Middle Eastern societies are typically characterized by their youthful populations.

Middle Eastern societies are typically characterized by their youthful populations. Indeed, youth make up more than half of the region’s residential census. The sheer numbers of these young generations hold a unique potential; this is a challenge that should not be underestimated. A prime and overriding concern lies in the question: Can our societies adequately equip their youth academically,scientifically and professionally to become integrated in the process of nation-building, technological development and economic productivity? Or, will these young masses be added to the hordes of the idle, under- or unemployed, only to find themselves on the margins of society and history?

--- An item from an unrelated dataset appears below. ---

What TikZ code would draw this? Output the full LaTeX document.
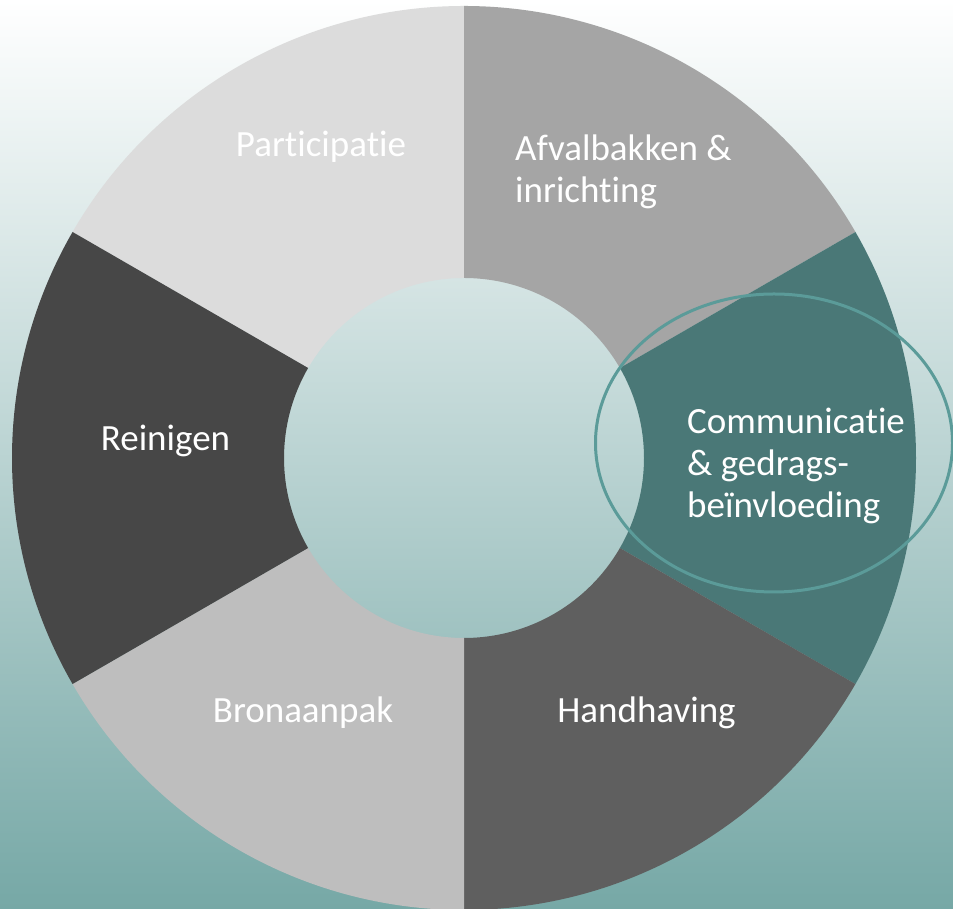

Another formidable fact confronting our youth is the effect of globalization and the information revolution. A Middle Eastern young person is caught up in two worlds that are very different and, quite often, contradictory. Middle Eastern society imposes limitations that inhibit ambition and restrict movement. Society often sanctions whatever it pleases and condones what suits the moment. Yet today, there is another, virtual reality into which a young person can, at the click of a button, sail off to distant and alien shores, to lands perceived to flow with milk and honey, leaving him or her withering with hunger and thirst, dying inside from loneliness amid the crowds on the Arab street, consumed with emptiness and lost in the void of meaninglessness.

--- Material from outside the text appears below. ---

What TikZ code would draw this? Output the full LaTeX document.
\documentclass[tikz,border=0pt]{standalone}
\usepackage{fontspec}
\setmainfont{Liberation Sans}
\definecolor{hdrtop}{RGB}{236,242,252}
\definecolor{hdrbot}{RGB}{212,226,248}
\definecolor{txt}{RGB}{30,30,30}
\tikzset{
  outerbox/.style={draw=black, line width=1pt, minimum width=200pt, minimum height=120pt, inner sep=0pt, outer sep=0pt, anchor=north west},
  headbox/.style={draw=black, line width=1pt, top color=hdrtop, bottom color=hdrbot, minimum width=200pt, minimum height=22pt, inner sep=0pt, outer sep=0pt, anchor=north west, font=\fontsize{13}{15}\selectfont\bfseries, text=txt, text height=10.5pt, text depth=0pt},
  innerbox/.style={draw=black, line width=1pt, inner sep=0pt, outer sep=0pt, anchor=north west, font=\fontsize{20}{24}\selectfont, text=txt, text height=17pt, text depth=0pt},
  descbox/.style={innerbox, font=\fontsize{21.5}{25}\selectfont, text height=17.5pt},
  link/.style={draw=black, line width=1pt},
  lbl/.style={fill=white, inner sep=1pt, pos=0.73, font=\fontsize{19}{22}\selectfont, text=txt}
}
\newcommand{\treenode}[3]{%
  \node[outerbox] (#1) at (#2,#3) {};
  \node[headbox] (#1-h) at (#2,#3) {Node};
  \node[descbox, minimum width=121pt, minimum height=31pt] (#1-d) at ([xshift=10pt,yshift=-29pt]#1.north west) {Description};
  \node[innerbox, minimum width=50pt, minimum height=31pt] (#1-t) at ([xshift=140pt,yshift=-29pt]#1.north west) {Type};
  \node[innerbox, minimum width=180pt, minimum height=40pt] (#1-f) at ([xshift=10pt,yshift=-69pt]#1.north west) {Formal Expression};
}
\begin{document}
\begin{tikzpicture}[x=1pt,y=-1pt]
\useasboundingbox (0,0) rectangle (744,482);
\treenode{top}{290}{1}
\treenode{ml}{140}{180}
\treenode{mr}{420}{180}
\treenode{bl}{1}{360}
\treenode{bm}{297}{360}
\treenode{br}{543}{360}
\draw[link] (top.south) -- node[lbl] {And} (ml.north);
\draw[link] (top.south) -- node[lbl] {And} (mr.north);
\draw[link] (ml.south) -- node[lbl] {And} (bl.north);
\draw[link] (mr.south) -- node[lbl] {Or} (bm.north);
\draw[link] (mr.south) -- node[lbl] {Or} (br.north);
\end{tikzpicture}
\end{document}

A third reality has to do with religious identity. Youth in today’s Middle East are in a state of polarization. Some are recruited and steeped into camps of extreme religiosity; others are bored with religion and drift as far away as possible distance from it, while still others, unwilling to surrender their faith, are exasperated with dogma and repulsed with the mosques and churches. These challenges that are thrust upon us impel us to work diligently on reforming the educational processes to capture the imagination and enthusiasm of our younger generations, and to invest in their minds to prepare them to meet the opportunities and demands that may be available to them and, as well, to embrace the open possibilities of global economic progress.

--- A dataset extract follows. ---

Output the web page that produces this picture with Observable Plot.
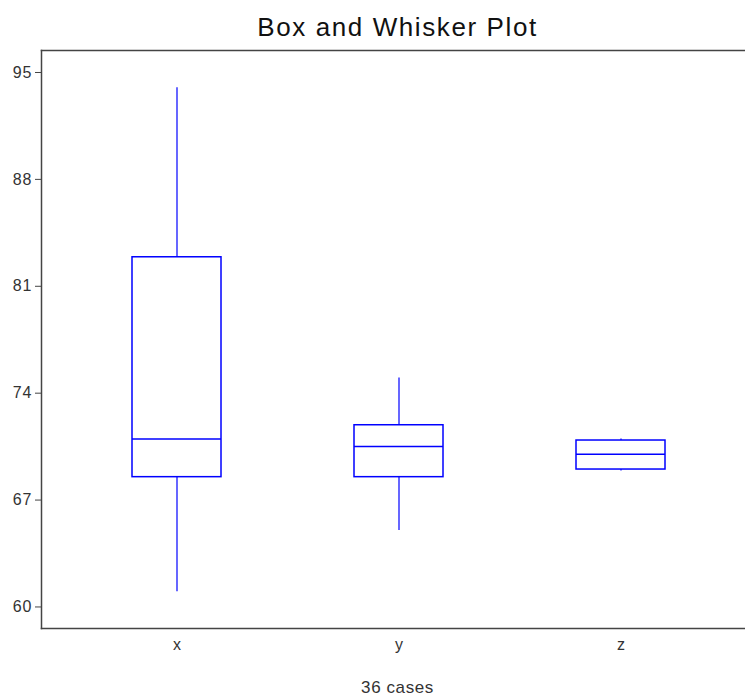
<!DOCTYPE html>
<html>
<head>
<meta charset="utf-8">
<script src="https://cdn.jsdelivr.net/npm/d3@7"></script>
<script src="https://cdn.jsdelivr.net/npm/@observablehq/plot@0.6"></script>
<style>
  html, body { margin: 0; padding: 0; background: #fff; }
  body { width: 745px; height: 696px; overflow: hidden; font-family: "Liberation Sans", Arial, sans-serif; }
  #title { height: 40px; line-height: 54px; font-size: 26px; color: #111; text-align: center; width: 795px; letter-spacing: 1.6px; }
  #caption { height: 31px; line-height: 46px; font-size: 17px; color: #333; text-align: center; width: 795px; letter-spacing: 0.6px; }
  svg { display: block; }
  svg g[aria-label="y-axis tick label"] text { letter-spacing: 1px; }
</style>
</head>
<body>
<div id="title">Box and Whisker Plot</div>
<div id="chart"></div>
<div id="caption">36 cases</div>
<script>
const categories = ["x", "y", "z"];
const minVals = [61, 65, 68.9];
const q1Vals = [68.5, 68.5, 69];
const medVals = [71, 70.5, 70];
const q3Vals = [82.9, 71.9, 70.9];
const maxVals = [94, 75, 71];
const yTicks = [60, 67, 74, 81, 88, 95];

const rows = categories.map((c, i) => ({
  name: c, min: minVals[i], q1: q1Vals[i], med: medVals[i], q3: q3Vals[i], max: maxVals[i]
}));

const blue = "#0000ff";
const plot = Plot.plot({
  width: 745,
  height: 625,
  marginTop: 10,
  marginBottom: 37,
  marginLeft: 41,
  marginRight: 0,
  style: { fontFamily: "'Liberation Sans', Arial, sans-serif", color: "#333", background: "#fff" },
  x: { type: "band", domain: categories, range: [131, 665], paddingInner: 0.6, paddingOuter: 0 },
  y: { domain: [58.59, 96.44] },
  marks: [
    Plot.frame({ anchor: "left", stroke: "#444", strokeWidth: 1.5 }),
    Plot.frame({ anchor: "top", stroke: "#444", strokeWidth: 1.5 }),
    Plot.frame({ anchor: "bottom", stroke: "#444", strokeWidth: 1.5 }),
    Plot.axisY({ ticks: yTicks, tickSize: 6, tickPadding: 3, fontSize: 16, stroke: "#444", label: null }),
    Plot.axisX({ tickSize: 0, tickPadding: 10, fontSize: 16, label: null }),
    Plot.ruleX(rows, { x: "name", y1: "q3", y2: "max", stroke: blue, strokeWidth: 1.2 }),
    Plot.ruleX(rows, { x: "name", y1: "min", y2: "q1", stroke: blue, strokeWidth: 1.2 }),
    Plot.barY(rows, { x: "name", y1: "q1", y2: "q3", fill: "none", stroke: blue, strokeWidth: 1.5 }),
    Plot.tickY(rows, { x: "name", y: "med", stroke: blue, strokeWidth: 1.5 })
  ]
});
document.getElementById("chart").appendChild(plot);
</script>
</body>
</html>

These profound realities also oblige us to empower the young to turn from being passive and helpless consumers in the new globalized world to being active, fluent and technologically competent, capable of full engagement with the worldwide web. Mastering this new global language will grant them access to the possibilities of a new universe, not just as a tool for communication but as a vehicle for dialogue that stimulates new horizons of thinking and learning, ultimately leading to raising the level of human civilization. In today’s postmodern world, a new religious discourse must also develop, rooted deeply in genuine and purpose-driven faith to convey our youth from an environment of religious repression to the freedom of becoming “children of God.”